Month of Precious Blood

Today is 1st July and so we begin the Month of the Precious Blood. It is a very ancient devotion but it has been updated very effectively by the Apostolic Letter of Pope John XXIII ON PROMOTING DEVOTION TO THE MOST PRECIOUS BLOOD OF OUR LORD JESUS CHRIST, June 30, 1960.

Before coming in this morning I made a detour through the adjoining room of the Guesthouse Chapel to look at the hand made tapestry of this miracle of Jesus, “The Calming of the Storm”..

Saint Matthew 8,23-27

The Gospel vignette appears in the three Synoptics. St. Matthew is different from Mark and Luke in a significant detail. In Matthew Jesus reminds the disciples of the faith they have even if it is little, “O you of little faith”, before he calms the waters. In the case of Mark and Luke it is only after the miracle that Jesus’ reproach is for the lack of faith.

There are two questions. The disciples ask one question and we can ask the second.

1] he disciples ask, "What sort of man is this, whom even the winds and the sea obey”.

2] And we can ask then question what kind of faith is that of the disciples.

An answer to the first might be the words of

Saint Cyril of Jerusalem (313-350), who commented on the words of Matthew on the Calming of the Storm.
"What sort of man is this?"
If any one wishes to show piety towards God, let him worship the Son, since otherwise the Father does not accept his service. The Father spoke with a loud voice from heaven, saying, This is my beloved Son, in whom I am well pleased.”
Cyril goes on to enumerate some of the names of this ‘sort of man’, Jesus.

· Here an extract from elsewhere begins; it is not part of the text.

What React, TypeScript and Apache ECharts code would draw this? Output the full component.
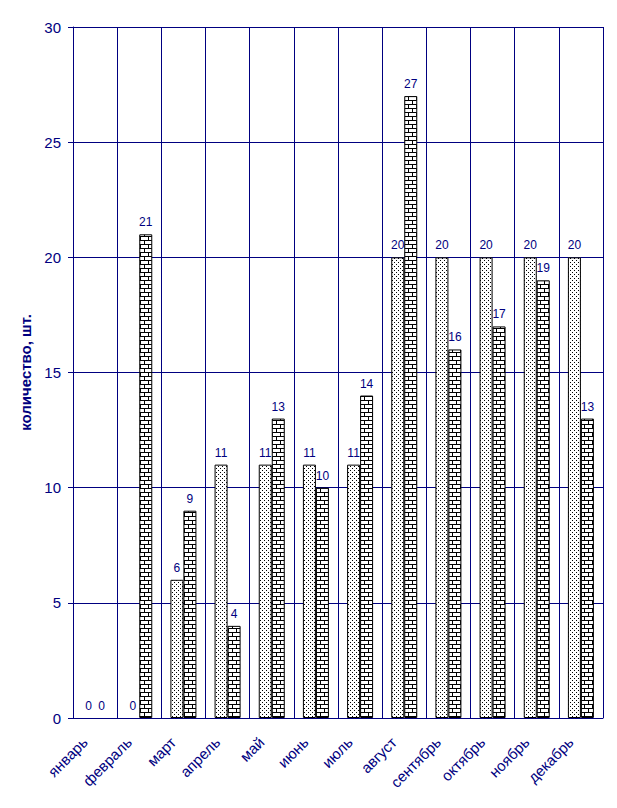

The Litany of the Precious Blood composed by John Paul II also takes up the theme of the 'sort of man this is'::

Blood of Christ, only-begotten Son of the Eternal Father,
Blood of Christ, Incarnate Word of God,
Blood of Christ, of the New and Eternal Testament,
Blood of Christ, falling upon the earth in the Agony,
Blood of Christ, shed profusely in the Scourging,
Blood of Christ, flowing forth in the Crowning with Thorns,
Blood of Christ, poured out on the Cross . . . . . .

The answer to the second question, is in the consistency of Matthew in the cases where Jesus looks for the signs of faith before his miraculous response. The scene with the blind man, for example, shows Jesus asking, “Do you believe that I can do this?” They answered, “Yes, Lord”, and Jesus said “According to your faith let it be done to you”. (Mt. 9:28-29). It was the same in the scene with the woman who touched the hem of his garment, “your faith has saved you”. Have faith and something will happen, way beyond expectations.

The disciples were sure they were sinking, their faith was in turning to Jesus not only as their only alternative but also in the measure of their unqualified turning to Him.

Whenever we feel our boat is sinking, just have faith. Something greater than we planned for, will surprise us.